Let’s compare the linear demand model with the exponential demand model based on their AIC scores.
# Compare the AIC values for the two models
(aic_linear <- AIC(linear_demand_model))[1] 89.90966(aic_exponential <- AIC(exponential_demand_model))[1] -5.157227The AIC score for the linear demand model is 89.9096587 and the AIC score for the exponential demand model is -5.1572273. Since the AIC score of the exponential demand model is much lower than from the linear demand model, we conclude that the demand curve is indeed exponential and choose that regression model results.
For a visual representation of the demand data and the estimated demand curve, refer to Figure 5.2. Based on the estimated coefficients and the robust goodness-of-fit statistics, we have confidence that the exponential demand curve accurately represents the behavior of consumers. By sampling actual customers and asking relevant questions about their willingness to pay for this durable good, we have obtained a reliable estimate of the demand curve, which serves as a crucial element in constructing the profit function.

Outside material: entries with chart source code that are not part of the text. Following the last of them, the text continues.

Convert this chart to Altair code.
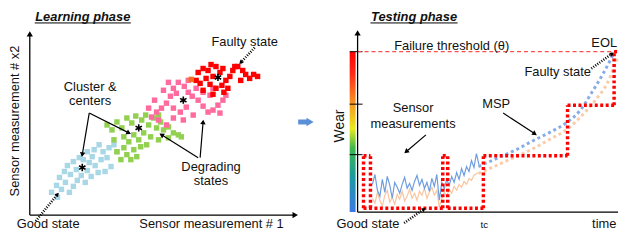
import altair as alt
import numpy as np
import pandas as pd

FONT = "Liberation Sans"

# ---------------- Learning phase (sensor #1 vs sensor #2) ----------------
good_x = [22, 27, 32, 36, 40, 44, 48, 30, 35, 41, 47, 52, 56, 58, 60, 54, 63, 66, 69, 72,
          74, 78, 80, 85, 82, 76, 65, 58, 50, 44, 38, 70, 88, 62, 28]
good_y = [23, 30, 26, 33, 23, 29, 35, 38, 44, 41, 46, 40, 33, 45, 53, 56, 59, 50, 43, 56,
          64, 58, 68, 71, 49, 44, 66, 64, 58, 54, 50, 71, 64, 39, 18]
deg1_x = [78, 83, 88, 93, 98, 103, 107, 113, 117, 120, 125, 128, 132, 135, 140, 145, 150, 153, 140, 130,
          122, 115, 110, 105, 100, 95, 98, 92, 88, 105, 112, 102, 95, 85, 118, 130, 108]
deg1_y = [91, 86, 94, 88, 98, 93, 100, 96, 101, 91, 98, 88, 94, 86, 89, 83, 81, 79, 78, 76,
          79, 83, 76, 81, 74, 68, 61, 56, 64, 66, 69, 56, 79, 76, 71, 101, 59]
deg2_x = [140, 145, 150, 156, 160, 135, 142, 148, 138, 133, 128, 123, 130, 120, 126, 145, 152, 158, 164, 168,
          170, 175, 180, 185, 190, 195, 198, 182, 175, 165, 155, 145, 138, 160, 185, 192]
deg2_y = [134, 128, 134, 130, 136, 126, 120, 123, 113, 108, 104, 99, 96, 108, 116, 108, 104, 109, 120, 128,
          116, 110, 104, 106, 111, 116, 121, 121, 124, 101, 96, 98, 91, 124, 128, 103]
fault_x = [170, 175, 180, 183, 188, 192, 195, 185, 178, 172, 168, 182, 188, 194, 198, 202, 200, 205, 210, 215,
           218, 222, 226, 230, 213, 175, 185, 196, 207]
fault_y = [144, 148, 146, 152, 150, 144, 148, 140, 138, 133, 136, 132, 128, 131, 136, 140, 128, 146, 150, 146,
           142, 138, 142, 140, 136, 126, 122, 124, 150]
odd_x = [163]
odd_y = [137]
center_x = [53, 110, 155, 190]
center_y = [48, 88, 116, 139]

# ---------------- Testing phase (time vs wear) ----------------
sensor_t = [15, 17.5, 20, 22.5, 25, 27.5, 30, 32.5, 35, 37.5, 40, 42.5, 45, 47.5, 50, 52.5, 55, 57.5, 60, 62.5,
            65, 67.5, 70, 72.5, 75, 77.5, 80, 82.5, 85, 87.5, 90, 92.5, 95, 97.5, 100, 102.5, 105, 107.5, 110, 112.5,
            115, 117.5, 120, 122.5]
sensor_blue = [28, 38, 22, 16, 33, 20, 36, 27, 14, 30, 25, 19, 28, 35, 24, 29, 22, 31, 37, 27,
               33, 24, 30, 21, 34, 26, 38, 12, 30, 24, 33, 27, 36, 30, 40, 33, 44, 37, 46, 41,
               52, 45, 59, 48]
sensor_orange = [14, 9, 20, 12, 6, 17, 22, 10, 15, 8, 18, 13, 21, 11, 16, 23, 14, 19, 12, 21,
                 17, 24, 14, 20, 25, 17, 22, 5, 14, 20, 16, 23, 19, 26, 22, 28, 25, 31, 28, 34,
                 32, 37, 39, 40]
msp_blue_t = [122, 140, 160, 179, 195, 212, 225, 236, 248, 259]
msp_blue = [46, 54, 63, 73, 81, 91, 103, 120, 140, 161]
msp_orange_t = [122, 140, 160, 179, 195, 212, 225, 240, 252, 263]
msp_orange = [39, 47, 56, 65, 74, 84, 96, 113, 130, 158]
threshold = 162
wear_ticks = [58, 109, 162]
# health-state staircase (dotted red outline)
step_x = [6, 6, 13, 6, 86, 86, 91, 91, 127, 127, 212, 212, 259, 259]
step_y = [4, 57, 4, 4, 4, 57, 4, 4, 4, 57, 57, 108, 108, 162]
step_x2 = [6, 13, 13, 86, 86, 91, 91, 127, 127, 212, 212, 259, 259, 263]
step_y2 = [57, 57, 57, 4, 57, 57, 57, 4, 57, 57, 108, 108, 162, 162]

H = 225
XL = alt.Scale(domain=[-22, 288], nice=False, zero=False)
YL = alt.Scale(domain=[208 - H, 208], nice=False, zero=False)
XR = alt.Scale(domain=[-43, 263], nice=False, zero=False)
YR = alt.Scale(domain=[205 - H, 205], nice=False, zero=False)


def xy(xs, ys, xf="x", yf="y"):
    return dict(x=alt.X(f"{xf}:Q", scale=xs, axis=None), y=alt.Y(f"{yf}:Q", scale=ys, axis=None))


def points(xv, yv, xs, ys, **mk):
    df = pd.DataFrame({"x": xv, "y": yv})
    return alt.Chart(df).mark_point(**mk).encode(**xy(xs, ys))


def segs(rows, xs, ys, **mk):
    df = pd.DataFrame(rows, columns=["x", "y", "x2", "y2"])
    return alt.Chart(df).mark_rule(**mk).encode(**xy(xs, ys), x2="x2:Q", y2="y2:Q")


def heads(rows, xs, ys, size=28, color="black"):
    df = pd.DataFrame(rows, columns=["x", "y", "x2", "y2"])
    df["ang"] = np.degrees(np.arctan2(df.x2 - df.x, df.y2 - df.y)) % 360
    return alt.Chart(df).mark_point(shape="triangle-up", filled=True, size=size, color=color,
                                    opacity=1, strokeWidth=0).encode(
        **xy(xs, ys, "x2", "y2"), angle=alt.Angle("ang:Q", scale=None))


def texts(rows, xs, ys, **mk):
    df = pd.DataFrame(rows, columns=["label", "x", "y", "fs", "ang"])
    return alt.Chart(df).mark_text(font=FONT, baseline="middle", color="#111", **mk).encode(
        **xy(xs, ys), text="label:N", size=alt.Size("fs:Q", scale=None),
        angle=alt.Angle("ang:Q", scale=None))


def line(tv, vv, xs, ys, **mk):
    df = pd.DataFrame({"x": tv, "y": vv})
    return alt.Chart(df).mark_line(**mk).encode(**xy(xs, ys))


STAR = "M0,-1L0,1M-0.87,-0.5L0.87,0.5M-0.87,0.5L0.87,-0.5"
SQ = 30

# ---------------- left panel ----------------
l_axes = [[0, 0, 0, 183], [0, 0, 268, 0]]
l_arrows = [[60, 103, 53, 61], [60, 103, 100, 83], [170, 58, 133, 81], [172, 58, 175, 94]]
l_dotted = [[6, -6, 28, 21], [227, 169, 213, 154]]
left = alt.layer(
    segs(l_axes, XL, YL, color="black", strokeWidth=1.3),
    heads(l_axes, XL, YL, size=40),
    points(good_x, good_y, XL, YL, shape="square", filled=True, size=SQ, color="#a8d8e6", opacity=1),
    points(deg1_x, deg1_y, XL, YL, shape="square", filled=True, size=SQ, color="#92d050", opacity=1),
    points(deg2_x, deg2_y, XL, YL, shape="square", filled=True, size=SQ, color="#ff6b9e", opacity=1),
    points(fault_x, fault_y, XL, YL, shape="square", filled=True, size=SQ, color="#ff0000", opacity=1),
    points(odd_x, odd_y, XL, YL, shape="square", filled=True, size=SQ, color="#f07020", opacity=1),
    points(center_x, center_y, XL, YL, shape=STAR, filled=False, size=55, color="black",
           strokeWidth=1.6, opacity=1),
    segs(l_arrows, XL, YL, color="black", strokeWidth=1.2),
    heads(l_arrows, XL, YL, size=30),
    segs(l_dotted, XL, YL, color="black", strokeWidth=2.6, strokeDash=[1, 1.5]),
    heads(l_dotted, XL, YL, size=22),
    segs([[271, 94, 281, 94]], XL, YL, color="#5b8fd8", strokeWidth=5),
    heads([[271, 94, 283, 94]], XL, YL, size=70, color="#5b8fd8"),
    segs([[5, 194, 102, 194]], XL, YL, color="black", strokeWidth=1),
    texts([["Learning phase", 53.5, 200, 13, 0]], XL, YL, fontStyle="italic", fontWeight="bold"),
    texts([
        ["Sensor measurement # x2", -15, 95, 13, 270],
        ["Sensor measurement # 1", 183.5, -9.5, 13, 0],
        ["Good state", 18.5, -9.5, 13, 0],
        ["Faulty state", 217, 175, 13, 0],
        ["Cluster &", 61, 129, 13, 0],
        ["centers", 61, 115, 13, 0],
        ["Degrading", 183, 49, 13, 0],
        ["states", 183, 34, 13, 0],
    ], XL, YL),
).properties(width=310, height=H)

# ---------------- right panel ----------------
r_axes = [[0, 0, 0, 181], [0, 0, 263, 0]]
r_arrows = [[69, 78, 49, 61], [147, 100, 179, 79]]
r_dotted = [[236, 145, 257, 160], [47, -11, 67, 3]]
bar = pd.DataFrame({"x": [-8], "x2": [-2], "y": [0], "y2": [threshold]})
grad = alt.Gradient(gradient="linear", x1=0, x2=0, y1=1, y2=0, stops=[
    alt.GradientStop(color="#3b78e6", offset=0),
    alt.GradientStop(color="#1a9aa0", offset=0.22),
    alt.GradientStop(color="#3fb84a", offset=0.40),
    alt.GradientStop(color="#e8ea1c", offset=0.52),
    alt.GradientStop(color="#f5a020", offset=0.66),
    alt.GradientStop(color="#ff2a1a", offset=0.86),
    alt.GradientStop(color="#ff0000", offset=1),
])
right = alt.layer(
    alt.Chart(bar).mark_rect(color=grad).encode(**xy(XR, YR), x2="x2:Q", y2="y2:Q"),
    segs([[-8, v, 5, v] for v in wear_ticks], XR, YR, color="black", strokeWidth=1),
    segs([[0, threshold, 262, threshold]], XR, YR, color="#ff4d4d", strokeWidth=1.3, strokeDash=[4, 3]),
    segs(r_axes, XR, YR, color="black", strokeWidth=1.3),
    heads(r_axes[:1], XR, YR, size=40),
    line(sensor_t, sensor_orange, XR, YR, color="#f9c6a2", strokeWidth=1.2),
    line(sensor_t, sensor_blue, XR, YR, color="#6e9de0", strokeWidth=1.2),
    line(msp_orange_t, msp_orange, XR, YR, color="#f9cba8", strokeWidth=3, strokeDash=[3, 3],
         interpolate="monotone"),
    line(msp_blue_t, msp_blue, XR, YR, color="#86ade6", strokeWidth=3, strokeDash=[3, 3],
         interpolate="monotone"),
    alt.Chart(pd.DataFrame({"x": step_x, "y": step_y, "x2": step_x2, "y2": step_y2})).mark_rule(
        color="#ff0000", strokeWidth=3.5, strokeDash=[3, 2.5]).encode(**xy(XR, YR), x2="x2:Q", y2="y2:Q"),
    segs(r_arrows, XR, YR, color="black", strokeWidth=1.2),
    heads(r_arrows, XR, YR, size=30),
    segs(r_dotted, XR, YR, color="black", strokeWidth=2.6, strokeDash=[1, 1.5]),
    heads(r_dotted, XR, YR, size=22),
    segs([[13, 191, 101, 191]], XR, YR, color="black", strokeWidth=1),
    texts([["Testing phase", 57, 197, 13, 0]], XR, YR, fontStyle="italic", fontWeight="bold"),
    texts([
        ["Failure threshold  (θ)", 95, 168, 13, 0],
        ["Wear", -18, 87, 14, 270],
        ["Sensor", 56, 105, 13, 0],
        ["measurements", 56, 89, 13, 0],
        ["MSP", 140, 109, 13, 0],
        ["Faulty state", 202, 141, 13, 0],
        ["Good state", 10.5, -12, 13, 0],
        ["tc", 128, -13, 10, 0],
        ["time", 249, -12, 13, 0],
    ], XR, YR),
    texts([["EOL", 262, 171, 13, 0]], XR, YR, align="right"),
).properties(width=306, height=H)

chart = alt.hconcat(left, right, spacing=0, bounds="flush").properties(
    padding=0
).configure_view(stroke=None).configure_concat(spacing=0)

chart.save("out.html", embed_options={"renderer": "svg", "actions": False})
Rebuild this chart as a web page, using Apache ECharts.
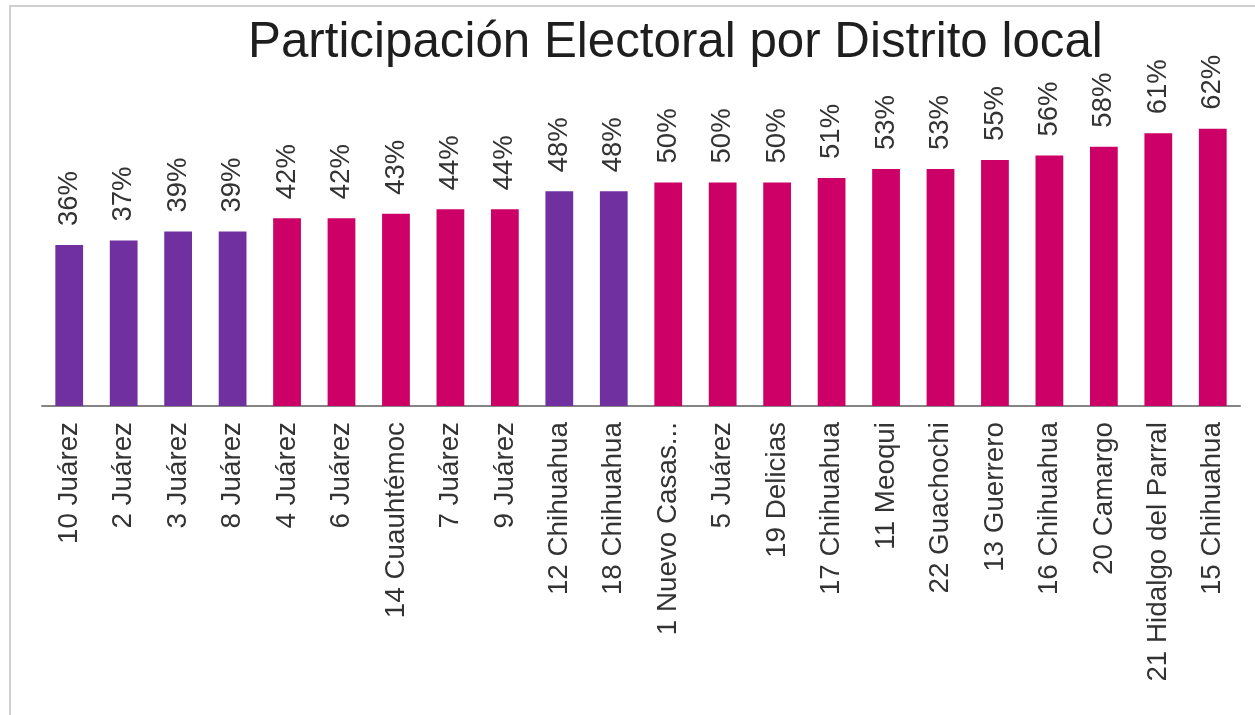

Estimating demand is akin to being an explorer charting new territories. For durable goods, understanding demand is more than just counting those who are willing to pay; it’s about interpreting the entire landscape of customer value. Through our journey in this chapter, we’ve dug into the nuances of willingness to pay, learned the dance between price and quantity, and harnessed the power of statistical tools to carve out our demand curve. Armed with this knowledge, entrepreneurs can confidently stride forward, making informed decisions that optimize both profits and customer satisfaction. Remember, in the world of business, knowledge isn’t just power—it’s the compass that guides towards success.